Of course, all of this comes with the caveat General Kagan wrote at the outset that her article “is primarily a descriptive theory; although I discuss its normative underpinnings, I make no claim that a sensible system of free speech should be concerned exclusively with governmental motivation.” In other words, we cannot read too far into the article that its discussion would represent General Kagan’s view of what the law should be as a judge, as opposed to what is appears to be as an academic observer.
Next, Judge Wood has essentially no campaign finance record at all, but is well-respected as an intellectual and careful jurist. The only serious campaign finance case she appears to have participated in was an earlier challenge brought by Wisconsin Right to Life based on the group’s fear that it would be subject to regulation as a political committee under the State of Wisconsin’s laws. However, the case was never decided on the merits because Judge Wood, joining an opinion by Judge Frank Easterbrook, decided the organization did not have standing to sue, and so there are no tea leaves to read concerning how Judge Wood would address the legality and constitutionality of campaign finance restrictions.
Finally, there is Judge Sotomayor, who, while also having a relatively sparse campaign finance judicial record, did cast a significant en banc vote against reconsidering a decision upholding both extremely low contribution, as well as expenditure, limits in Vermont — a decision that was overturned by the Supreme Court 6-3 in Randall v. Sorrell. In other words, Judge Sotomayor has signaled that she is willing to undo an absolute First Amendment rule, dating back to Buckley, that it is impermissible for the government to limit expenditures. And, she was willing to do it while upholding ridiculously low contribution limits, too.
Based on that vote alone, friends of the First Amendment have a lot to worry about if the nominee is Judge Sotomayor.

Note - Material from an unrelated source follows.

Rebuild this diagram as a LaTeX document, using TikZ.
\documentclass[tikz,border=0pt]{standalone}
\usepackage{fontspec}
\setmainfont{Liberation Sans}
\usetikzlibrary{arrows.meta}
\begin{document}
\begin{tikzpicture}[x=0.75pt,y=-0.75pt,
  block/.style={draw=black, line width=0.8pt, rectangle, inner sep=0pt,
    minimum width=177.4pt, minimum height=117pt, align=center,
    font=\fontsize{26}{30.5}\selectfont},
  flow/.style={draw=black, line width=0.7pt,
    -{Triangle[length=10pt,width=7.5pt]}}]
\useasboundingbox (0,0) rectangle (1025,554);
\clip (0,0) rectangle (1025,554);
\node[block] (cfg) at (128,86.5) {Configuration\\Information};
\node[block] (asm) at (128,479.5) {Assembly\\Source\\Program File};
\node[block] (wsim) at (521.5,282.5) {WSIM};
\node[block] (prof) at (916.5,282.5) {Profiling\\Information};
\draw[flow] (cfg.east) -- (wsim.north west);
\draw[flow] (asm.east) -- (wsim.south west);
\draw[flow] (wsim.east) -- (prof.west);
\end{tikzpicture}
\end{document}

Other potential nominees like Michigan Governor Jennifer Granholm and Massachusetts Governor Deval Patrick are all but impossible to pin down since their claims to fame have come in the political sphere, meaning they have neither an academic nor a judicial record on which a prediction can be made concerning their jurisprudential views on issues like campaign finance.
In the end, we will just have to wait and see who President Obama nominates but, given her well-respected and clear-thinking First Amendment track record through scholarship and litigation, Dean Sullivan deserves a good hard look.